The primary difference is their basis: empirical probability is derived from actual experiments and observations, while theoretical probability is based on logical reasoning about all possible, equally likely outcomes without conducting any trials.
When is empirical probability most useful?
Empirical probability is most useful when dealing with complex real-world events where the exact theoretical probabilities are unknown, difficult to calculate, or when outcomes are not equally likely. This includes fields like finance, meteorology, and insurance.
Does empirical probability guarantee future outcomes?
No, empirical probability does not guarantee future outcomes. It provides an estimate of the likelihood of an event based on past data, but future events may not perfectly replicate historical patterns.
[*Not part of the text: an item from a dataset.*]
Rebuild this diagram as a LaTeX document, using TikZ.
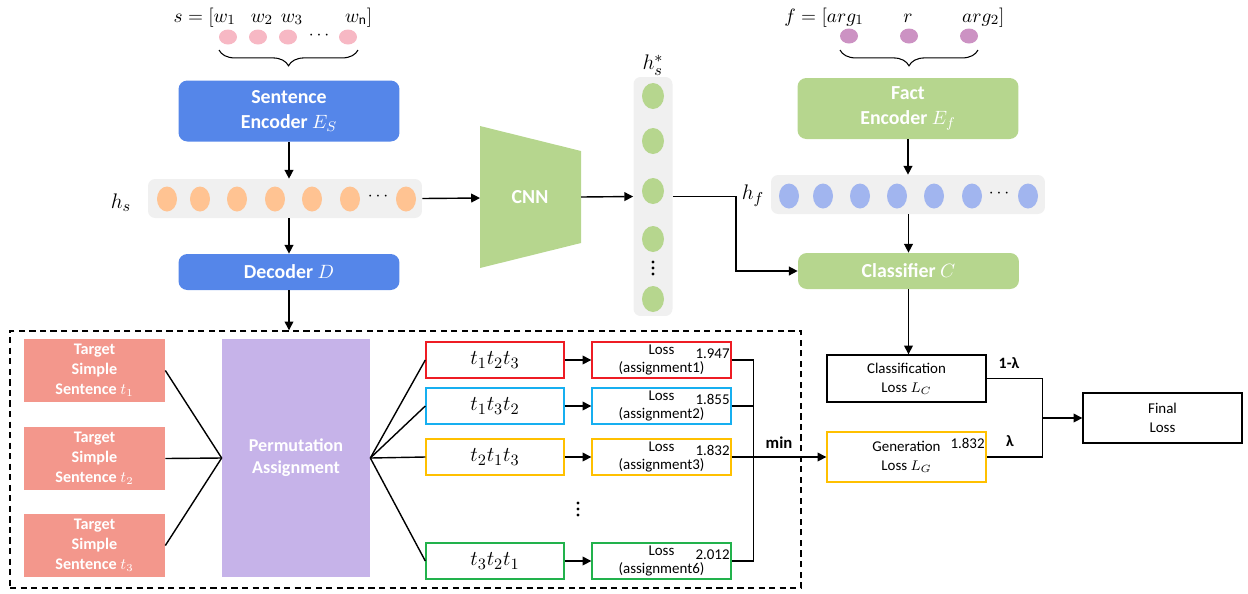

It's a tool for Data analysis and informed decision-making, not a prediction.
Why is a large sample size important for empirical probability?
A large Sample size is important because it helps to minimize the impact of random variations and provides a more accurate and stable estimate of the true underlying Probability. With a small sample, observed frequencies can be misleading.
Can empirical probability be zero or one?
Yes, empirical probability can be zero if an event has never occurred in any of the observed trials, or one if an event has occurred in every single trial. However, these extreme values from a limited sample may not reflect the true long-term probability of the event.